The Rule of 72 is a simple mental shortcut that makes compound growth easier to understand. It is useful when comparing investments, thinking about inflation, or seeing how borrowing costs can grow over time.

A quick shortcut for doubling time

The Rule of 72 is a mental math shortcut for estimating how long money might take to double at a given annual return.

It is not meant to replace exact compounding math. Its value is speed: it helps you quickly compare rates, inflation, and long-term growth assumptions.

What the Rule of 72 estimates

  • Estimates doubling time from an annual return rate.
  • Estimates the return rate needed to double within a chosen number of years.
  • Helps compare rough growth timelines without building a full projection.
  • Shows why small differences in return can matter over long periods.

When a shortcut is enough

  • When comparing rough investment return assumptions.
  • When estimating how quickly inflation could double prices.
  • When explaining compound growth in simple terms.
  • When you need a quick check before using a more detailed calculator.

Example: 8% implies about nine years

Using the shortcut, 72 divided by an 8% return suggests money may double in about 9 years.

If the target is to double in 6 years, the shortcut points to a required return of about 12% per year.

  • Annual return entered as a percentage
  • Steady compounding assumption
  • No taxes, fees, contributions, or withdrawals included
  • Shortcut used instead of exact compounding

The Rule of 72 is best for quick intuition, not precision.

How the shortcut works

To estimate years to double, divide 72 by the annual rate of return. To estimate the rate needed, divide 72 by the number of years.

The shortcut works best for moderate return rates. At very low or very high rates, exact compound-interest math can be more accurate.

How to read the estimate

The answer is approximate. A result of 9 years does not mean an investment will actually double on that schedule, especially when returns vary year to year.

For inflation, the same shortcut can show how long it may take prices to double at a steady inflation rate.

Shortcut mistakes

  • Treating the shortcut as a guaranteed investment projection.
  • Ignoring taxes, fees, volatility, contributions, and withdrawals.
  • Using it for irregular returns as if they were steady every year.
  • Forgetting it can apply to inflation and debt costs, not just investments.
  • Expecting exact accuracy at very high or very low rates.

Ways to use it well

  • Use it for first-pass comparison, then run exact calculations when decisions matter.
  • Compare 4%, 6%, 8%, and 10% to build intuition for growth timelines.
  • Use the interest calculator for a precise ending balance.
  • Use inflation examples to understand how prices can double over time.

Rule of 72 scenarios to compare

  • Estimate doubling time at several return rates.
  • Reverse the math to see the return needed for a target timeline.
  • Run the same rate through the interest calculator for exact compounding.
  • Use an inflation rate to estimate when prices could double.

Frequently asked questions

What is the Rule of 72?

It is a quick way to estimate how long money takes to double.
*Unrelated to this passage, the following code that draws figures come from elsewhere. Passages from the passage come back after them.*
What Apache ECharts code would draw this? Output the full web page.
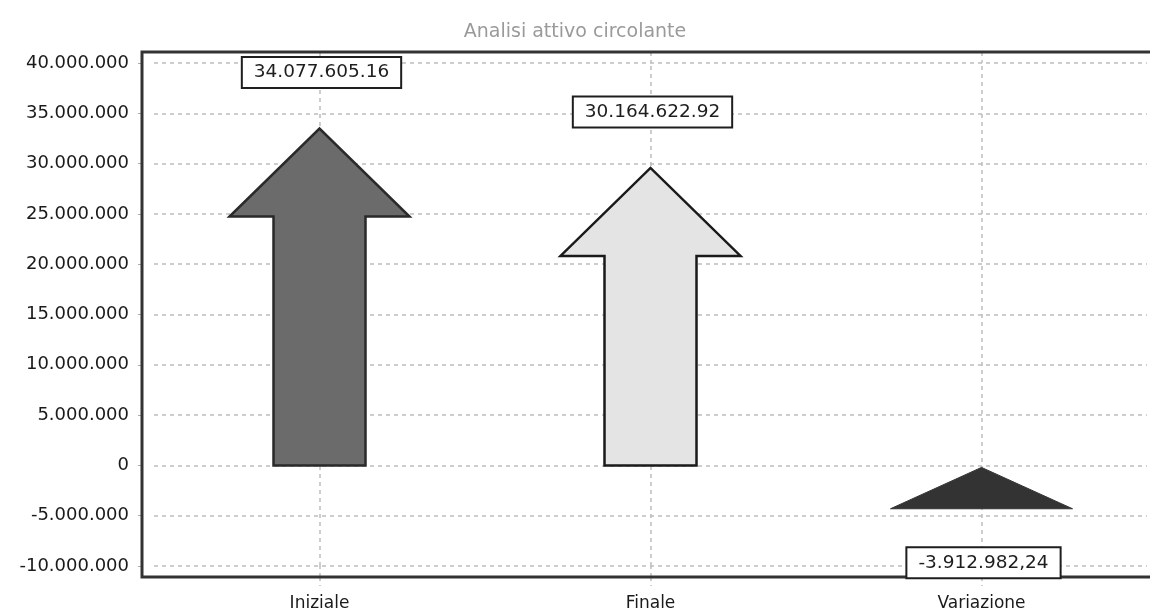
<!DOCTYPE html>
<html>
<head>
<meta charset="utf-8">
<script src="https://cdn.jsdelivr.net/npm/echarts@6/dist/echarts.min.js"></script>
<style>
html,body{margin:0;padding:0;background:#fff;}
#chart{width:1150px;height:615px;}
</style>
</head>
<body>
<div id="chart"></div>
<script>
const titleText = 'Analisi attivo circolante';
const categories = ['Iniziale', 'Finale', 'Variazione'];
const values = [34077605.16, 30164622.92, -3912982.24];
const valueLabels = ['34.077.605.16', '30.164.622.92', '-3.912.982,24'];
const yMin = -10000000;
const yMax = 40000000;
const yStep = 5000000;

const fills = ['#6b6b6b', '#e4e4e4', '#333333'];
const strokes = ['#2a2a2a', '#1a1a1a', '#333333'];

function fmt(v) {
  const s = String(Math.abs(Math.round(v))).replace(/\B(?=(\d{3})+(?!\d))/g, '.');
  return (v < 0 ? '-' : '') + s;
}

const chart = echarts.init(document.getElementById('chart'));
const FONT = '"DejaVu Sans", sans-serif';
const dash = { color: '#bdbdbd', width: 1.5, type: [4, 4] };

chart.setOption({
  animation: false,
  backgroundColor: '#ffffff',
  title: {
    text: titleText,
    left: 'center',
    top: 18,
    textStyle: { fontFamily: FONT, fontSize: 19, fontWeight: 'normal', color: '#9a9a9a' }
  },
  grid: [
    { left: 154, right: 3, top: 63, bottom: 49, containLabel: false, outerBoundsMode: 'none' },
    { left: 142, right: -20, top: 52, bottom: 38, show: true, borderColor: '#333', borderWidth: 3, backgroundColor: 'transparent', z: 5, containLabel: false, outerBoundsMode: 'none' }
  ],
  xAxis: [{
    type: 'category',
    gridIndex: 0,
    data: categories,
    position: 'bottom',
    offset: 11,
    axisLine: { show: false, onZero: false },
    axisTick: { show: true, alignWithLabel: true, length: 9, lineStyle: dash },
    axisLabel: { margin: 18, fontFamily: FONT, fontSize: 17, color: '#1a1a1a' },
    splitLine: { show: false }
  }, {
    type: 'category',
    gridIndex: 0,
    data: categories,
    position: 'top',
    offset: 11,
    axisLine: { show: false, onZero: false },
    axisTick: { show: true, inside: true, alignWithLabel: true, length: 11, lineStyle: dash },
    axisLabel: { show: false },
    splitLine: { show: false }
  }, {
    type: 'category',
    gridIndex: 0,
    data: categories,
    position: 'bottom',
    offset: 11,
    axisLine: { show: false, onZero: false },
    axisTick: { show: true, inside: true, alignWithLabel: true, length: 11, lineStyle: dash },
    axisLabel: { show: false },
    splitLine: { show: false }
  }, {
    type: 'value',
    gridIndex: 1,
    show: false
  }],
  yAxis: [{
    type: 'value',
    gridIndex: 0,
    min: yMin,
    max: yMax,
    interval: yStep,
    position: 'left',
    offset: 12,
    axisLine: { show: false },
    axisTick: { show: true, length: 4, lineStyle: { color: '#aaa' } },
    axisLabel: { margin: 13, fontFamily: FONT, fontSize: 18, color: '#1a1a1a', formatter: fmt },
    splitLine: { show: true, lineStyle: dash }
  }, {
    type: 'value',
    gridIndex: 1,
    show: false
  }],
  series: [{
    type: 'line',
    xAxisIndex: 0,
    yAxisIndex: 0,
    data: [],
    silent: true,
    z: 1,
    markLine: {
      silent: true,
      z: 1,
      symbol: ['none', 'none'],
      label: { show: false },
      lineStyle: dash,
      data: categories.map(c => ({ xAxis: c }))
    }
  }, {
    type: 'custom',
    xAxisIndex: 0,
    yAxisIndex: 0,
    z: 10,
    data: values.map((v, i) => [i, v]),
    renderItem: function (params, api) {
      const i = api.value(0);
      const v = api.value(1);
      const base = api.coord([i, 0]);
      const top = api.coord([i, v]);
      const cx = base[0];
      const children = [];
      if (v >= 0) {
        const y0 = base[1];
        const yT = top[1] + 6;
        const hb = yT + 88;
        children.push({
          type: 'polygon',
          shape: { points: [
            [cx - 46, y0], [cx - 46, hb], [cx - 90, hb], [cx, yT],
            [cx + 90, hb], [cx + 46, hb], [cx + 46, y0]
          ] },
          style: { fill: fills[i], stroke: strokes[i], lineWidth: 2.5, lineJoin: 'miter' }
        });
      } else {
        children.push({
          type: 'polygon',
          shape: { points: [[cx - 91, top[1] + 4], [cx, base[1] + 2], [cx + 91, top[1] + 4]] },
          style: { fill: fills[i], stroke: strokes[i], lineWidth: 1 }
        });
      }
      children.push({
        type: 'text',
        z2: 10,
        x: cx + 2,
        y: v >= 0 ? top[1] - 50 : top[1] + 58,
        style: {
          text: valueLabels[i],
          font: '18.5px ' + FONT,
          fill: '#1e1e1e',
          align: 'center',
          verticalAlign: 'middle',
          backgroundColor: '#ffffff',
          borderColor: '#1e1e1e',
          borderWidth: 2,
          padding: [5, 11, 5, 11]
        }
      });
      return { type: 'group', children: children };
    }
  }]
});
</script>
</body>
</html>
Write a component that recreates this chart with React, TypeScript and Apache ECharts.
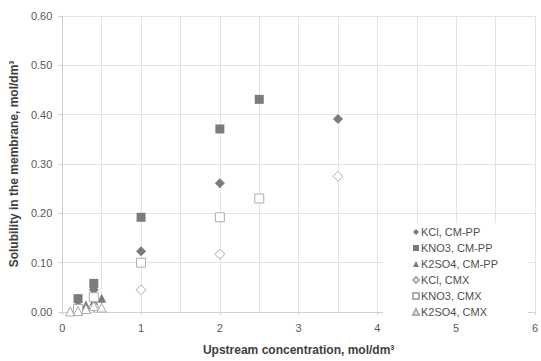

Divide 72 by the annual return rate to estimate the number of years.

Is the Rule of 72 exact?

No. It is an approximation, but it is often reasonably close for moderate annual return rates and is useful for quick planning.

Can I use this for inflation too?

Yes. You can use the same shortcut to estimate how quickly prices may double at a given inflation rate.

Why compare it to exact compounding?

Because it helps show where the shortcut is close enough for planning and where a full compound-interest calculation gives a more precise answer.